-- WORK INSTRUCTIONS --
Scan the records below for the line with "What matplotlib code" and the line with "import numpy as np", and retype that range exactly, both ends included, pictures excepted.

-- DATA SUPPLIED --
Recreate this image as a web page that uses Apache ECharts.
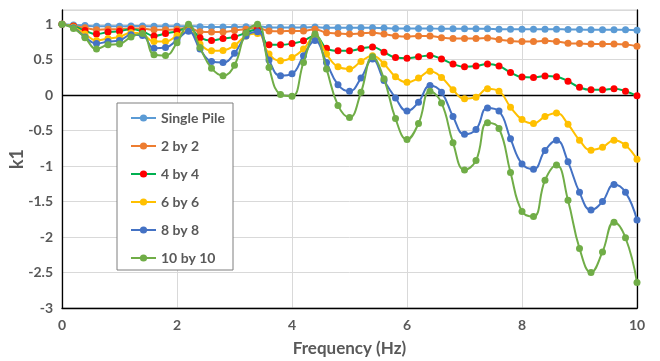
<!DOCTYPE html>
<html>
<head>
<meta charset="utf-8">
<script src="https://cdn.jsdelivr.net/npm/echarts@6/dist/echarts.min.js"></script>
<style>
html,body{margin:0;padding:0;background:#fff;}
#chart{width:660px;height:361px;}
</style>
</head>
<body>
<div id="chart"></div>
<script>
const freq = [0,0.2,0.4,0.6,0.8,1,1.2,1.4,1.6,1.8,2,2.2,2.4,2.6,2.8,3,3.2,3.4,3.6,3.8,4,4.2,4.4,4.6,4.8,5,5.2,5.4,5.6,5.8,6,6.2,6.4,6.6,6.8,7,7.2,7.4,7.6,7.8,8,8.2,8.4,8.6,8.8,9,9.2,9.4,9.6,9.8,10];

const seriesNames = ['Single Pile','2 by 2','4 by 4','6 by 6','8 by 8','10 by 10'];

const singlePile = [1.00,0.99,0.98,0.97,0.97,0.97,0.975,0.975,0.97,0.97,0.97,0.975,0.965,0.96,0.96,0.96,0.965,0.97,0.955,0.955,0.955,0.955,0.96,0.95,0.95,0.95,0.95,0.95,0.945,0.94,0.94,0.94,0.94,0.935,0.935,0.935,0.935,0.935,0.93,0.93,0.93,0.93,0.93,0.93,0.925,0.925,0.92,0.92,0.92,0.92,0.915];

const by2 = [1.00,0.975,0.95,0.92,0.93,0.93,0.94,0.94,0.92,0.92,0.93,0.95,0.895,0.89,0.89,0.91,0.93,0.95,0.905,0.90,0.905,0.905,0.93,0.88,0.87,0.86,0.87,0.88,0.86,0.835,0.825,0.835,0.835,0.81,0.80,0.80,0.80,0.805,0.783,0.765,0.755,0.755,0.765,0.755,0.733,0.727,0.72,0.72,0.72,0.715,0.69];

const by4 = [1.00,0.97,0.91,0.86,0.89,0.90,0.93,0.90,0.835,0.87,0.90,0.95,0.81,0.77,0.80,0.82,0.88,0.93,0.71,0.71,0.727,0.765,0.84,0.66,0.625,0.625,0.657,0.68,0.605,0.53,0.52,0.54,0.56,0.51,0.44,0.40,0.41,0.44,0.41,0.32,0.256,0.25,0.27,0.26,0.196,0.11,0.075,0.075,0.09,0.056,-0.01];

const by6 = [1.00,0.96,0.86,0.77,0.80,0.82,0.88,0.86,0.755,0.755,0.84,0.91,0.72,0.625,0.63,0.70,0.835,0.87,0.58,0.485,0.53,0.65,0.835,0.58,0.40,0.37,0.475,0.555,0.44,0.26,0.18,0.24,0.335,0.25,0.075,-0.05,-0.03,0.09,0.055,-0.17,-0.345,-0.40,-0.30,-0.25,-0.41,-0.635,-0.775,-0.735,-0.635,-0.705,-0.905];

const by8 = [1.00,0.95,0.82,0.727,0.755,0.77,0.85,0.84,0.66,0.67,0.78,0.90,0.65,0.475,0.46,0.59,0.835,0.895,0.495,0.275,0.30,0.555,0.77,0.46,0.145,0.055,0.24,0.51,0.205,-0.04,-0.225,-0.10,0.135,0.04,-0.30,-0.55,-0.485,-0.18,-0.225,-0.615,-0.97,-1.045,-0.78,-0.635,-0.94,-1.37,-1.62,-1.50,-1.26,-1.37,-1.76];

const by10 = [1.00,0.94,0.81,0.65,0.71,0.72,0.82,0.87,0.57,0.56,0.74,1.00,0.67,0.38,0.275,0.42,0.88,1.00,0.39,0.01,-0.015,0.46,0.86,0.37,-0.145,-0.315,0.04,0.54,0.23,-0.33,-0.625,-0.40,0.055,-0.11,-0.67,-1.055,-0.92,-0.39,-0.47,-1.09,-1.64,-1.71,-1.20,-0.985,-1.48,-2.16,-2.50,-2.21,-1.79,-2.01,-2.64];

const xTicks = [0,2,4,6,8,10];
const yTicks = [-3,-2.5,-2,-1.5,-1,-0.5,0,0.5,1];

const values = [singlePile, by2, by4, by6, by8, by10];
const lineColors = ['#5B9BD5','#ED7D31','#00B050','#FFC000','#4472C4','#70AD47'];
const markerColors = ['#5B9BD5','#ED7D31','#FF0000','#FFC000','#4472C4','#70AD47'];

const font = 'Lato, "Open Sans", "Liberation Sans", sans-serif';
const textColor = '#595959';

const series = seriesNames.map((name, i) => ({
  name: name,
  type: 'line',
  data: freq.map((f, j) => [f, values[i][j]]),
  smooth: 0.45,
  symbol: 'circle',
  symbolSize: 7,
  showSymbol: true,
  lineStyle: { color: lineColors[i], width: 2 },
  itemStyle: { color: markerColors[i], borderWidth: 0 },
  z: 3 + i,
  animation: false
}));

series[0].markLine = {
  silent: true,
  symbol: 'none',
  label: { show: false },
  lineStyle: { color: '#000', width: 1.3, type: 'solid' },
  data: [{ yAxis: 0 }],
  animation: false
};

const chart = echarts.init(document.getElementById('chart'), null, { renderer: 'canvas' });
chart.setOption({
  backgroundColor: '#fff',
  animation: false,
  grid: { left: 62, right: 23, top: 10, bottom: 53, outerBoundsMode: 'none', containLabel: false,
    show: true, borderColor: '#d0d0d0', borderWidth: 1, backgroundColor: 'transparent' },
  legend: {
    orient: 'vertical',
    left: 117,
    top: 103,
    padding: [8, 8, 5, 13],
    itemGap: 14,
    itemWidth: 25,
    itemHeight: 9,
    backgroundColor: '#fff',
    borderColor: '#7f7f7f',
    borderWidth: 1,
    textStyle: { color: textColor, fontWeight: 'bold', fontSize: 14, fontFamily: font },
    data: seriesNames
  },
  xAxis: {
    type: 'value',
    min: 0, max: 10, interval: 2,
    name: 'Frequency (Hz)',
    nameLocation: 'middle',
    nameGap: 32,
    nameMoveOverlap: false,
    nameTextStyle: { color: textColor, fontWeight: 'bold', fontSize: 17, fontFamily: font },
    axisLine: { onZero: false, lineStyle: { color: '#000', width: 1.3 } },
    axisTick: { show: false },
    axisLabel: { color: textColor, fontWeight: 'bold', fontSize: 14, fontFamily: font, margin: 10,
      formatter: v => (xTicks.indexOf(v) >= 0 ? String(v) : '') },
    splitLine: { show: true, lineStyle: { color: '#d9d9d9', width: 1 } }
  },
  yAxis: [{
    type: 'value',
    min: -3, max: 1.2, interval: 0.5,
    name: 'k1',
    nameLocation: 'middle',
    nameGap: 36,
    nameRotate: 90,
    nameMoveOverlap: false,
    nameTextStyle: { color: textColor, fontWeight: 'bold', fontSize: 18, fontFamily: font },
    axisLine: { show: true, onZero: false, lineStyle: { color: '#000', width: 1.3 } },
    axisTick: { show: false },
    axisLabel: { color: textColor, fontWeight: 'bold', fontSize: 14, fontFamily: font, margin: 9, showMaxLabel: false,
      formatter: v => (yTicks.indexOf(v) >= 0 ? String(v) : '') },
    splitLine: { show: true, lineStyle: { color: '#d9d9d9', width: 1 } }
  }, {
    type: 'value',
    position: 'right',
    min: -3, max: 1.2,
    axisLine: { show: true, onZero: false, lineStyle: { color: '#000', width: 1.3 } },
    axisTick: { show: false },
    axisLabel: { show: false },
    splitLine: { show: false }
  }],
  series: series
});
</script>
</body>
</html>
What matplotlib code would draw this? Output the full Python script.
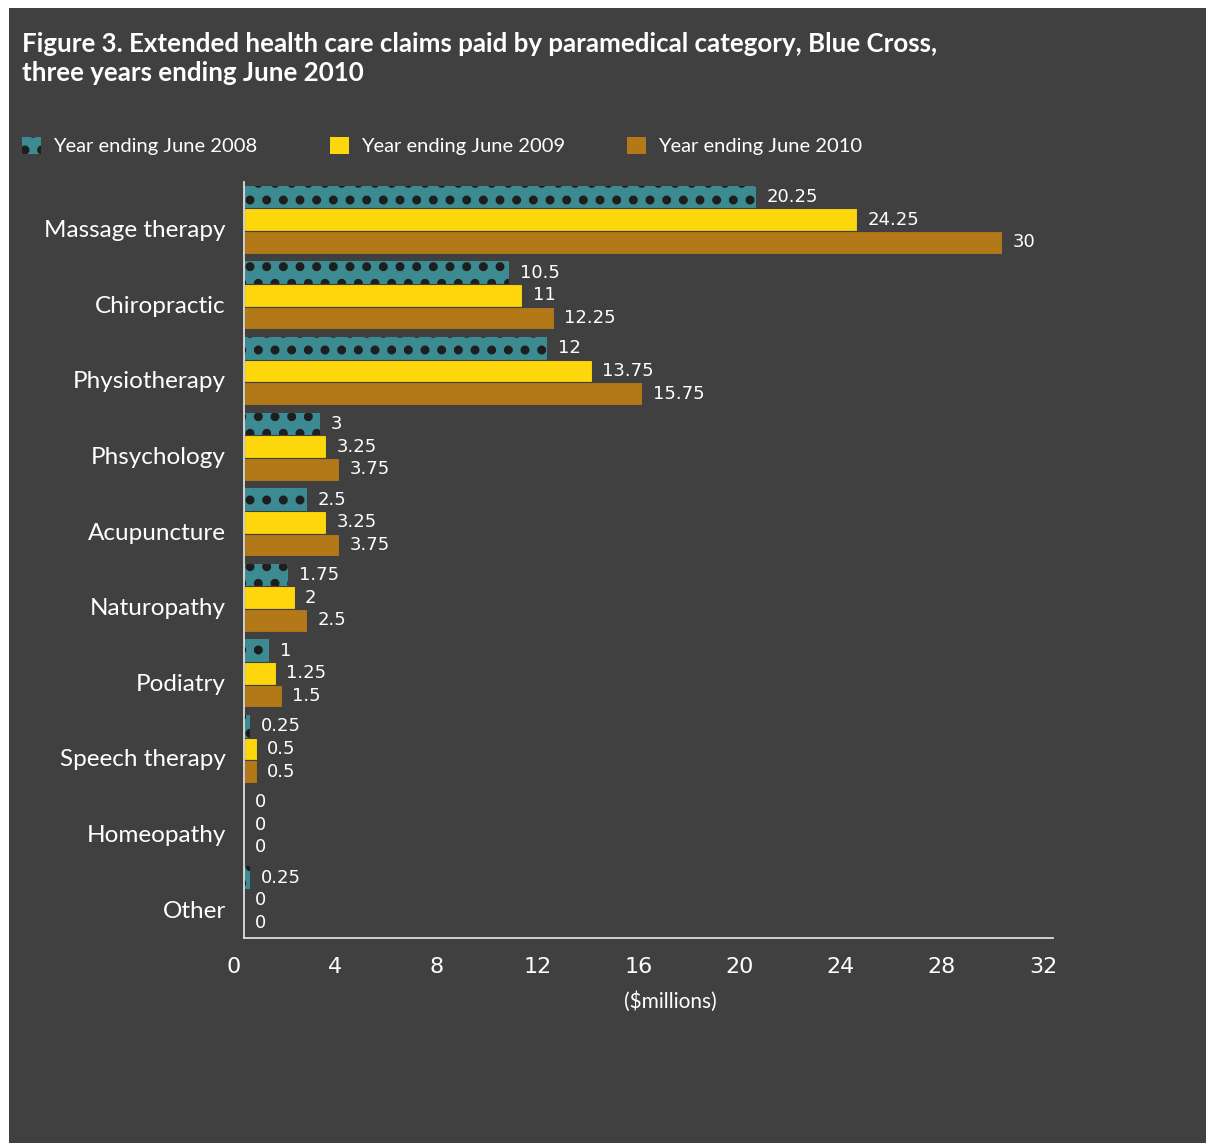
import matplotlib
matplotlib.use("Agg")
import matplotlib.pyplot as plt
import matplotlib.transforms as mtransforms
from matplotlib.patches import Patch, Rectangle
import numpy as np

categories = ["Massage therapy", "Chiropractic", "Physiotherapy", "Phsychology",
              "Acupuncture", "Naturopathy", "Podiatry", "Speech therapy",
              "Homeopathy", "Other"]
y2008 = [20.25, 10.5, 12, 3, 2.5, 1.75, 1, 0.25, 0, 0.25]
y2009 = [24.25, 11, 13.75, 3.25, 3.25, 2, 1.25, 0.5, 0, 0]
y2010 = [30, 12.25, 15.75, 3.75, 3.75, 2.5, 1.5, 0.5, 0, 0]
label2008 = ["20.25", "10.5", "12", "3", "2.5", "1.75", "1", "0.25", "0", "0.25"]
label2009 = ["24.25", "11", "13.75", "3.25", "3.25", "2", "1.25", "0.5", "0", "0"]
label2010 = ["30", "12.25", "15.75", "3.75", "3.75", "2.5", "1.5", "0.5", "0", "0"]
series_names = ["Year ending June 2008", "Year ending June 2009", "Year ending June 2010"]
xticks = [0, 4, 8, 12, 16, 20, 24, 28, 32]

BG = "#404040"
TEAL = "#3d8b92"
YELLOW = "#fdd70b"
BROWN = "#b37817"
DOT = "#1e1e1e"
TXT = "#ffffff"
SANS = ["Lato", "DejaVu Sans"]

plt.rcParams["hatch.linewidth"] = 4.0
plt.rcParams["hatch.color"] = DOT

fig = plt.figure(figsize=(12.06, 11.43), dpi=100)
fig.patch.set_facecolor("white")
fig.patches.append(Rectangle((9 / 1206, 0), 1 - 9 / 1206, 1 - 8 / 1143,
                             transform=fig.transFigure, facecolor=BG,
                             edgecolor="none", zorder=-10))

ax = fig.add_axes([244 / 1206, 1 - 938 / 1143, 809 / 1206, 756 / 1143])
ax.set_facecolor("none")

n = len(categories)
y = np.arange(n)
h = 0.3
b1 = ax.barh(y - h, y2008, height=h, color=TEAL, edgecolor=DOT, linewidth=0.0,
             hatch=".", zorder=2)
b2 = ax.barh(y, y2009, height=h, color=YELLOW, edgecolor=BG, linewidth=0.8, zorder=2)
b3 = ax.barh(y + h, y2010, height=h, color=BROWN, edgecolor=BG, linewidth=0.8, zorder=2)

for bars, labs in ((b1, label2008), (b2, label2009), (b3, label2010)):
    ax.bar_label(bars, labels=labs, padding=7.5, color=TXT, fontsize=13,
                 family="DejaVu Sans")

ax.set_xlim(0, 32)
ax.set_ylim(n - 0.5, -0.5)
ax.set_xticks(xticks)
ax.set_xticklabels([str(t) for t in xticks])
ax.set_yticks(y)
ax.set_yticklabels(categories)
ax.tick_params(axis="x", length=0, pad=14, labelsize=16, labelcolor=TXT)
ax.tick_params(axis="y", length=0, pad=13, labelsize=17.5, labelcolor=TXT)
for lab in ax.get_yticklabels():
    lab.set_family(SANS)
    lab.set_transform(lab.get_transform() +
                      mtransforms.ScaledTranslation(0, -9 / 100, fig.dpi_scale_trans))
for lab in ax.get_xticklabels():
    lab.set_family("DejaVu Sans")
    lab.set_transform(lab.get_transform() +
                      mtransforms.ScaledTranslation(-10 / 100, 0, fig.dpi_scale_trans))

for s in ("top", "right"):
    ax.spines[s].set_visible(False)
for s in ("left", "bottom"):
    ax.spines[s].set_color("#dddddd")
    ax.spines[s].set_linewidth(1.3)
    ax.spines[s].set_zorder(3)

ax.set_xlabel("($millions)", color=TXT, fontsize=15, family=SANS, labelpad=10)
ax.xaxis.label.set_x((670 - 244) / 809)

fig.text(22 / 1206, 1 - 32 / 1143,
         "Figure 3. Extended health care claims paid by paramedical category, Blue Cross,\n"
         "three years ending June 2010",
         ha="left", va="top", color=TXT, fontsize=18.6, fontweight="bold",
         family=SANS, linespacing=1.25)

handles = [Patch(facecolor=TEAL, edgecolor=DOT, linewidth=0, hatch="."),
           Patch(facecolor=YELLOW, edgecolor="none"),
           Patch(facecolor=BROWN, edgecolor="none")]
xpos = [22, 330, 627]
for hdl, name, xp in zip(handles, series_names, xpos):
    leg = fig.legend([hdl], [name], loc="center left",
                     bbox_to_anchor=(xp / 1206, 1 - 146 / 1143),
                     frameon=False, prop={"family": SANS, "size": 14.5},
                     handlelength=0.95, handleheight=0.95, handletextpad=0.6,
                     borderaxespad=0, borderpad=0)
    for t in leg.get_texts():
        t.set_color(TXT)

fig.savefig("out.png", dpi=100, facecolor=fig.get_facecolor())
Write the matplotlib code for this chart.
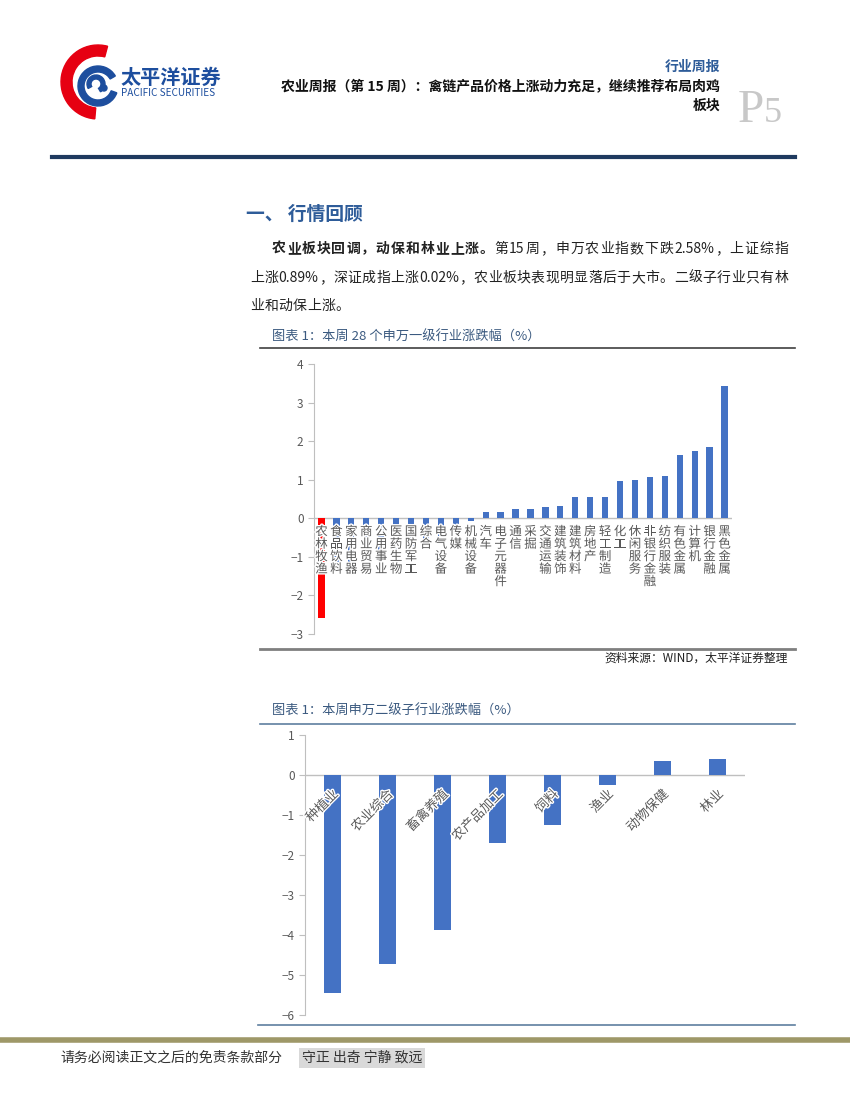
import matplotlib
matplotlib.use('Agg')
import matplotlib.pyplot as plt
from matplotlib.patches import Wedge, Circle
import matplotlib.patheffects as pe

plt.rcParams['font.family'] = ['Noto Sans CJK SC', 'DejaVu Sans']

# chart 1: 28 first-level SW industries, weekly change (%)
INDUSTRIES = ['农林牧渔', '食品饮料', '家用电器', '商业贸易', '公用事业', '医药生物',
              '国防军工', '综合', '电气设备', '传媒', '机械设备', '汽车', '电子元器件',
              '通信', '采掘', '交通运输', '建筑装饰', '建筑材料', '房地产', '轻工制造',
              '化工', '休闲服务', '非银行金融', '纺织服装', '有色金属', '计算机',
              '银行金融', '黑色金属']
CHANGES = [-2.58, -1.38, -1.25, -1.02, -0.95, -0.80, -0.72, -0.55, -0.45, -0.17,
           -0.06, 0.17, 0.17, 0.23, 0.23, 0.28, 0.33, 0.54, 0.54, 0.54,
           0.96, 0.98, 1.06, 1.09, 1.63, 1.74, 1.84, 3.42]

# chart 2: agriculture sub-industries, weekly change (%)
SUB_INDUSTRIES = ['种植业', '农业综合', '畜禽养殖', '农产品加工', '饲料', '渔业', '动物保健', '林业']
SUB_CHANGES = [-5.46, -4.73, -3.87, -1.69, -1.26, -0.25, 0.34, 0.39]

BLUE = '#4472C4'
RED = '#FF0000'
GREY_TXT = '#595959'
AXIS_GREY = '#BFBFBF'
TITLE_BLUE = '#3B5A80'

fig = plt.figure(figsize=(8.5, 11), dpi=100)

# page layer in pixel coordinates
page = fig.add_axes([0, 0, 1, 1])
page.set_xlim(0, 850)
page.set_ylim(1100, 0)
page.axis('off')

# ---- header ----
page.add_patch(Wedge((98, 82), 37, 95, 285, width=11, color='#E60012'))
page.add_patch(Wedge((98, 86), 20, 20, 330, width=6, color='#1D4E9E'))
page.add_patch(Wedge((96, 84), 9, 150, 420, width=4, color='#1D4E9E'))
page.add_patch(Circle((104, 88), 3, color='#1D4E9E'))
page.text(120, 77, '太平洋证券', fontsize=14.5, fontweight='bold', color='#1D4E9E', va='center')
page.text(121, 93, 'PACIFIC SECURITIES', fontsize=7.2, color='#1D4E9E', va='center')

page.text(720, 67, '行业周报', fontsize=10, fontweight='bold', color='#2E5C99', ha='right', va='center')
page.text(720, 87, '农业周报（第 15 周）：禽链产品价格上涨动力充足，继续推荐布局肉鸡',
          fontsize=10, fontweight='bold', color='#111111', ha='right', va='center')
page.text(720, 106, '板块', fontsize=10, fontweight='bold', color='#111111', ha='right', va='center')
page.text(738, 122, 'P', fontsize=34, family='Liberation Serif', color='#C8C8C8', va='baseline')
page.text(764, 122, '5', fontsize=26, family='Liberation Serif', color='#C8C8C8', va='baseline')
page.plot([52, 795], [157, 157], color='#1F3A5F', lw=3)

# ---- section text ----
page.text(246, 214, '一、 行情回顾', fontsize=13.5, fontweight='bold', color='#2E5C99', va='center')

renderer = fig.canvas.get_renderer()


def place_line(x0, x1, y, parts, gap=None):
    tokens = []
    for text, weight in parts:
        buf = ''
        for ch in text:
            if ord(ch) < 128:
                buf += ch
            else:
                if buf:
                    tokens.append((buf, weight))
                    buf = ''
                tokens.append((ch, weight))
        if buf:
            tokens.append((buf, weight))
    arts = [page.text(0, y, t, fontsize=10, fontweight=w, color='#222222', va='center')
            for t, w in tokens]
    widths = [a.get_window_extent(renderer).width for a in arts]
    if gap is None:
        gap = (x1 - x0 - sum(widths)) / (len(arts) - 1)
    x = x0
    for a, w in zip(arts, widths):
        a.set_x(x)
        x += w + gap
    return gap


place_line(272, 788, 249, [('农业板块回调，动保和林业上涨。', 'bold'),
                           ('第15周，申万农业指数下跌2.58%，上证综指', 'normal')])
g = place_line(250, 788, 278, [('上涨0.89%，深证成指上涨0.02%，农业板块表现明显落后于大市。二级子行业只有林', 'normal')])
place_line(250, None, 306, [('业和动保上涨。', 'normal')], gap=g)

# ---- chart 1 frame ----
page.text(272, 337, '图表 1：本周 28 个申万一级行业涨跌幅（%）', fontsize=9.5, color=TITLE_BLUE, va='center')
page.plot([260, 795], [348, 348], color='#404040', lw=1.2)
page.plot([260, 795], [649, 649], color='#7F7F7F', lw=2)
page.text(788, 658, '资料来源：WIND，太平洋证券整理', fontsize=8.5, style='italic',
          color='#222222', ha='right', va='center')

# ---- chart 2 frame ----
page.text(272, 711, '图表 1：本周申万二级子行业涨跌幅（%）', fontsize=9.5, color=TITLE_BLUE, va='center')
page.plot([260, 795], [724, 724], color='#5F7F9F', lw=1.2)
page.plot([258, 795], [1025, 1025], color='#5F7F9F', lw=1.2)

# ---- footer ----
page.plot([0, 850], [1040, 1040], color='#9E9868', lw=4)
page.text(60, 1058, '请务必阅读正文之后的免责条款部分', fontsize=10, color='#333333', va='center')
page.text(302, 1058, '守正 出奇 宁静 致远', fontsize=10, color='#333333', va='center',
          bbox=dict(facecolor='#D9D9D9', edgecolor='none', pad=2))

halo = [pe.withStroke(linewidth=2, foreground='white')]


def style_axis(ax):
    ax.patch.set_alpha(0)
    for s in ['top', 'right', 'bottom']:
        ax.spines[s].set_visible(False)
    ax.spines['left'].set_color(AXIS_GREY)
    ax.tick_params(axis='y', colors=AXIS_GREY, labelcolor=GREY_TXT, labelsize=8.5, length=4)
    ax.set_xticks([])
    ax.axhline(0, color=AXIS_GREY, lw=1, zorder=1)


# ---- chart 1 ----
ax1 = fig.add_axes([314 / 850, 1 - 634 / 1100, (732 - 314) / 850, 270 / 1100])
x1 = range(len(INDUSTRIES))
colors1 = [RED if name == '农林牧渔' else BLUE for name in INDUSTRIES]
ax1.bar(x1, CHANGES, width=0.42, color=colors1, zorder=2)
ax1.set_xlim(-0.5, len(INDUSTRIES) - 0.5)
ax1.set_ylim(-3, 4)
ax1.set_yticks(range(-3, 5))
style_axis(ax1)
for i, name in enumerate(INDUSTRIES):
    ax1.annotate('\n'.join(name), xy=(i, 0), xytext=(0, -7), textcoords='offset pixels',
                 ha='center', va='top', fontsize=9, color=GREY_TXT, linespacing=0.95,
                 path_effects=halo, zorder=3)

# ---- chart 2 ----
ax2 = fig.add_axes([305 / 850, 1 - 1015 / 1100, (745 - 305) / 850, 280 / 1100])
x2 = range(len(SUB_INDUSTRIES))
ax2.bar(x2, SUB_CHANGES, width=0.31, color=BLUE, zorder=2)
ax2.set_xlim(-0.5, len(SUB_INDUSTRIES) - 0.5)
ax2.set_ylim(-6, 1)
ax2.set_yticks(range(-6, 2))
style_axis(ax2)
for i, name in enumerate(SUB_INDUSTRIES):
    ax2.annotate(name, xy=(i, 0), xytext=(4, -17), textcoords='offset pixels',
                 ha='right', va='center', rotation=45, rotation_mode='anchor',
                 fontsize=9.5, color=GREY_TXT, path_effects=halo, zorder=3)

fig.savefig('out.png', dpi=100)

-- EXERCISE ANSWER --
What matplotlib code would draw this? Output the full Python script.
import matplotlib
matplotlib.use("Agg")
import matplotlib.pyplot as plt
import matplotlib.transforms as mtransforms
from matplotlib.patches import Patch, Rectangle
import numpy as np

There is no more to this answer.